The Book of Ezra, Chapters 1-3

The Book of Ezra

Feeling the need to better understand the Old Testament, I’m jumping over there for the morning, and opening the book of Ezra, of which I know nothing about.  So I’m starting here in the Bible Dictionary.

The first thing that I find particularly noteworthy is the time period. Though Ezra appears relatively early in the Old Testament, Ezra lived only about 450 years before Christ, well after the time of Isaiah and Jeremiah — 150 years after Lehi left Jerusalem.
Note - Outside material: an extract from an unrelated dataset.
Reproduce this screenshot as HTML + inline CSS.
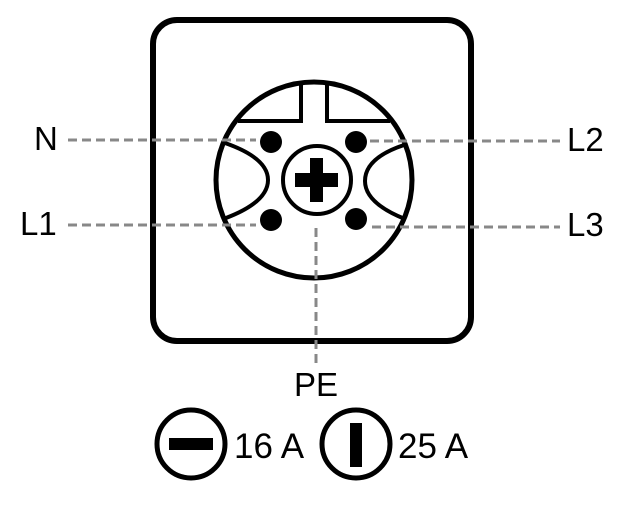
<!DOCTYPE html>
<html><head><style>html,body{margin:0;padding:0;background:#fff;}svg{display:block}</style></head>
<body>
<svg width="631" height="512" viewBox="0 0 631 512" xmlns="http://www.w3.org/2000/svg">
<rect x="153" y="20" width="318" height="321" rx="24" fill="none" stroke="#000" stroke-width="6"/>
<circle cx="314" cy="180" r="98" fill="none" stroke="#000" stroke-width="5"/>
<path d="M238 121 L301 121 L301 83 M327 83 L327 121 L390 121" fill="none" stroke="#000" stroke-width="4"/>
<path d="M225 143 Q268 158 268 180 Q268 202 226 218" fill="none" stroke="#000" stroke-width="4"/>
<path d="M404 145 Q365 158 365 181 Q365 203 405 219" fill="none" stroke="#000" stroke-width="4"/>
<circle cx="317" cy="180" r="34" fill="none" stroke="#000" stroke-width="4"/>
<rect x="295" y="173" width="43" height="14" fill="#000"/>
<rect x="310" y="158" width="13" height="44" fill="#000"/>
<circle cx="271" cy="142" r="11" fill="#000"/>
<circle cx="356" cy="142" r="11" fill="#000"/>
<circle cx="271" cy="220" r="11" fill="#000"/>
<circle cx="356" cy="219" r="11" fill="#000"/>
<g stroke="#888" stroke-width="3" stroke-dasharray="9,5" fill="none">
<line x1="68" y1="140" x2="256" y2="140"/>
<line x1="370" y1="141" x2="560" y2="141"/>
<line x1="68" y1="225" x2="256" y2="225"/>
<line x1="372" y1="227" x2="560" y2="227"/>
<line x1="316" y1="228" x2="316" y2="368"/>
</g>
<g font-family="Liberation Sans, sans-serif" font-size="33" fill="#000">
<text x="34" y="150">N</text>
<text x="20" y="235">L1</text>
<text x="567" y="151">L2</text>
<text x="567" y="236">L3</text>
<text x="294" y="396">PE</text>
<text x="234" y="458" font-size="35">16 A</text>
<text x="398" y="458" font-size="35">25 A</text>
</g>
<circle cx="191" cy="444" r="34" fill="none" stroke="#000" stroke-width="5"/>
<rect x="169" y="438" width="44" height="12" fill="#000"/>
<circle cx="356" cy="444" r="34" fill="none" stroke="#000" stroke-width="5"/>
<rect x="350" y="423" width="12" height="44" fill="#000"/>
</svg>
</body></html>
The Book of Nehemiah is a sequel to the Book of Ezra.  Ezra, the name sake of the book, was a priest who dealt with the restoration of some Jews to Jerusalem.


(13 April 2016) – Ezra 3

In the restoration of the children of Israel to Jerusalem in the 450 BC, they take pains to resume the offering of sacrifices upon the alter of the temple even before the temple had been rebuilt.

They worked to follow the patterns established by Moses, to observe the commandments which the Lord had given to Moses. I ask myself why would they do this? Why was this, for them, counted as righteousness?

These were the ordinances that the Lord ordained for them to perform. Even in the mere act of observance, two things are accomplished: 1) a remembrance of the Lord their God and 2) an acknowledgement of their ancestry as the Lord’s chosen people and all that that entails.

A great celebration was held in the laying of the foundation of the temple.  I suppose that I am surprised to find an account of temple construction, or reconstruction in the Old Testament. But the reality of the matter is that the children of Israel were a temple building, temple worshiping people.  No modern religion outside of Mormonism has this component of worship.